1. (Average) Flow time, $\sum (w_i) F_i$
2. Makespan, C_{max}
3. (Average) Tardiness, $\sum (w_i) T_i$
4. ....
detailed discussion of performance measurement can be found in Malakooti(2013).

==Complexity of flow-shop scheduling==
As presented by Garey et al. (1976), most of extensions of the flow-shop-scheduling problems are NP-hard and few of them can be solved optimally in O(nlogn); for example, F2|prmu|C_{max} can be solved optimally by using Johnson's Rule.

Taillard provides substantial benchmark problems for scheduling flow shops, open shops, and job shops.

==Solution methods==
The proposed methods to solve flow-shop-scheduling problems can be classified as exact algorithm such as branch and bound and heuristic algorithm such as genetic algorithm.

=== Minimizing makespan, C_{max} ===

F2|prmu|C_{max} and F3|prmu|C_{max} can be solved optimally by using Johnson's Rule but for general case there is no algorithm that guarantee the optimality of the solution.
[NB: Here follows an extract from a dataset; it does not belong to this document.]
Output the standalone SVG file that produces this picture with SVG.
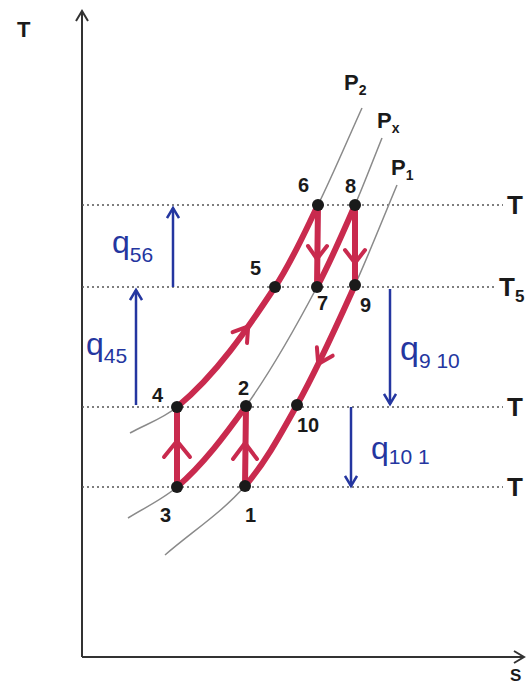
<svg xmlns="http://www.w3.org/2000/svg" width="529" height="685" viewBox="0 0 529 685">
<defs>
<style>
.axis{stroke:#333;stroke-width:2;fill:none}
.dot{stroke:#555;stroke-width:1.5;stroke-dasharray:2 3;fill:none}
.iso{stroke:#8a8a8a;stroke-width:1.5;fill:none}
.red{stroke:#c92a4e;stroke-width:6;fill:none;stroke-linecap:round;stroke-linejoin:round}
.chev{stroke:#c92a4e;stroke-width:4;fill:none;stroke-linecap:round;stroke-linejoin:round}
.blue{stroke:#2436a0;stroke-width:2.5;fill:none}
.pt{fill:#1a1a1a}
.lbl{font-family:"Liberation Sans",Arial,sans-serif;font-weight:bold;fill:#1a1a1a}
.bl{font-family:"Liberation Sans",Arial,sans-serif;fill:#2436a0}
</style>
<marker id="ah" markerWidth="14" markerHeight="14" refX="11" refY="7" orient="auto" markerUnits="userSpaceOnUse">
<path d="M1,1 L11,7 L1,13" fill="none" stroke="#2436a0" stroke-width="2.5"/>
</marker>
<marker id="ak" markerWidth="14" markerHeight="14" refX="11" refY="7" orient="auto" markerUnits="userSpaceOnUse">
<path d="M1,1 L11,7 L1,13" fill="none" stroke="#333" stroke-width="2"/>
</marker>
</defs>

<g id="axes">
<line class="axis" x1="82" y1="657" x2="82" y2="11" marker-end="url(#ak)"/>
<line class="axis" x1="82" y1="657" x2="524" y2="657" marker-end="url(#ak)"/>
<text class="lbl" x="17" y="37" font-size="22">T</text>
<text class="lbl" x="510" y="681" font-size="17">S</text>
</g>

<g id="isotherms">
<line class="dot" x1="82" y1="205" x2="503" y2="205"/>
<line class="dot" x1="82" y1="287" x2="497" y2="287"/>
<line class="dot" x1="82" y1="407" x2="503" y2="407"/>
<line class="dot" x1="82" y1="487" x2="503" y2="487"/>
<text class="lbl" x="507" y="214" font-size="26">T</text>
<text class="lbl" x="499" y="296" font-size="26">T<tspan font-size="17" dy="6">5</tspan></text>
<text class="lbl" x="507" y="416" font-size="26">T</text>
<text class="lbl" x="507" y="496" font-size="26">T</text>
</g>

<g id="isobars">
<path class="iso" d="M130,433 C145.8,424.3 163.2,418.5 177,407 C216.9,373.7 246.3,330.4 275,287 C292.1,261.1 304.4,232.8 318,205 C333.4,173.6 347.5,139.9 362,108"/>
<path class="iso" d="M128,518 C144.1,507.9 162.6,499.4 177,487 C203.5,464.1 225.6,434.5 246,406 C272.8,368.6 295.5,327.7 317,287 C331,260.5 343.1,232.5 355,205 C364.5,183 373,160.3 382,138"/>
<path class="iso" d="M165,555 C191.5,532.1 222,512.4 245,486 C266,461.8 281.4,432.9 297,405 C318.5,366.6 336.9,325.1 355,285 C369.8,252.2 383.1,218.2 397,185"/>
<text class="lbl" x="344" y="90" font-size="22">P<tspan font-size="14" dy="5">2</tspan></text>
<text class="lbl" x="377" y="128" font-size="22">P<tspan font-size="14" dy="5">x</tspan></text>
<text class="lbl" x="391" y="175" font-size="22">P<tspan font-size="14" dy="5">1</tspan></text>
</g>

<g id="connectors">
<path class="red" d="M177,487 L177,407"/>
<path class="red" d="M245,486 L246,406"/>
<path class="red" d="M177,487 C203.5,464.1 225.6,434.5 246,406"/>
<path class="red" d="M177,407 C216.9,373.7 246.3,330.4 275,287 C292.1,261.1 304.4,232.8 318,205"/>
<path class="red" d="M318,205 L317,287"/>
<path class="red" d="M317,287 C331,260.5 343.1,232.5 355,205"/>
<path class="red" d="M355,205 L355,285"/>
<path class="red" d="M355,285 C336.9,325.1 318.5,366.6 297,405 C281.4,432.9 266,461.8 245,486"/>
<polyline class="chev" points="164,457 177,441 190,457"/>
<polyline class="chev" points="233,459 245,443 257,459"/>
<polyline class="chev" points="308,246 317,259 327,246"/>
<polyline class="chev" points="345,250 355,263 365,250"/>
<polyline class="chev" points="232.6,332.2 248.2,326.4 247,343"/>
<polyline class="chev" points="316.9,347.3 318.2,363.9 332.7,355.7"/>
<line class="blue" x1="173" y1="287" x2="173" y2="208" marker-end="url(#ah)"/>
<line class="blue" x1="136" y1="405" x2="136" y2="290" marker-end="url(#ah)"/>
<line class="blue" x1="390" y1="289" x2="390" y2="404" marker-end="url(#ah)"/>
<line class="blue" x1="351" y1="407" x2="351" y2="486" marker-end="url(#ah)"/>
</g>

<g id="heat-labels">
<text class="bl" x="112" y="253" font-size="32">q<tspan font-size="21" dy="9">56</tspan></text>
<text class="bl" x="86" y="355" font-size="32">q<tspan font-size="21" dy="8">45</tspan></text>
<text class="bl" x="400" y="360" font-size="34">q<tspan font-size="21" dy="8">9 10</tspan></text>
<text class="bl" x="371" y="459" font-size="32">q<tspan font-size="21" dy="5">10 1</tspan></text>
</g>

<g id="n1"><circle class="pt" cx="245" cy="486" r="6"/><text class="lbl" x="245" y="522" font-size="20">1</text></g>
<g id="n2"><circle class="pt" cx="246" cy="406" r="6"/><text class="lbl" x="238" y="395" font-size="20">2</text></g>
<g id="n3"><circle class="pt" cx="177" cy="487" r="6"/><text class="lbl" x="160" y="522" font-size="20">3</text></g>
<g id="n4"><circle class="pt" cx="177" cy="407" r="6"/><text class="lbl" x="152" y="402" font-size="20">4</text></g>
<g id="n5"><circle class="pt" cx="275" cy="287" r="6"/><text class="lbl" x="250" y="275" font-size="20">5</text></g>
<g id="n6"><circle class="pt" cx="318" cy="205" r="6"/><text class="lbl" x="298" y="192" font-size="20">6</text></g>
<g id="n7"><circle class="pt" cx="317" cy="287" r="6"/><text class="lbl" x="317" y="310" font-size="20">7</text></g>
<g id="n8"><circle class="pt" cx="355" cy="205" r="6"/><text class="lbl" x="345" y="193" font-size="20">8</text></g>
<g id="n9"><circle class="pt" cx="355" cy="285" r="6"/><text class="lbl" x="360" y="312" font-size="20">9</text></g>
<g id="n10"><circle class="pt" cx="297" cy="405" r="6"/><text class="lbl" x="297" y="432" font-size="20">10</text></g>
</svg>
The flow shop contains n jobs simultaneously available at time zero and to be processed by two machines arranged in series with unlimited storage in between them. The processing time of all jobs are known with certainty. It is required to schedule n jobs on machines so as to minimize makespan. The Johnson's rule for scheduling jobs in two-machine flow shop is given below.

In an optimal schedule, job i precedes job j if min{p_{1i},p_{2j}} < min{p_{1j},p_{2i}}. Where as, p_{1i} is the processing time of job i on machine 1 and p_{2i} is the processing time of job i on machine 2. Similarly, p_{1j} and p_{2j} are processing times of job j on machine 1 and machine 2 respectively.

For Johnson's algorithm:
Let p_{1j} be the processing time of job j on machine 1
and p_{2j} the processing time of job j on machine 2

Johnson's algorithm:
1. Form set1 containing all the jobs with p_{1j} < p_{2j}
2. Form set2 containing all the jobs with p_{1j} > p_{2j}, the jobs with p_{1j} = p_{2j} may be put in either set.
3. Form the sequence as follows:
  - (i) The job in set1 go first in the sequence and they go in increasing order of p_{1j} (SPT)
  - (ii) The jobs in set2 follow in decreasing order of p_{2j} (LPT). Ties are broken arbitrarily.
This type schedule is referred as SPT(1)–LPT(2) schedule.

A detailed discussion of the available solution methods are provided by Malakooti (2013).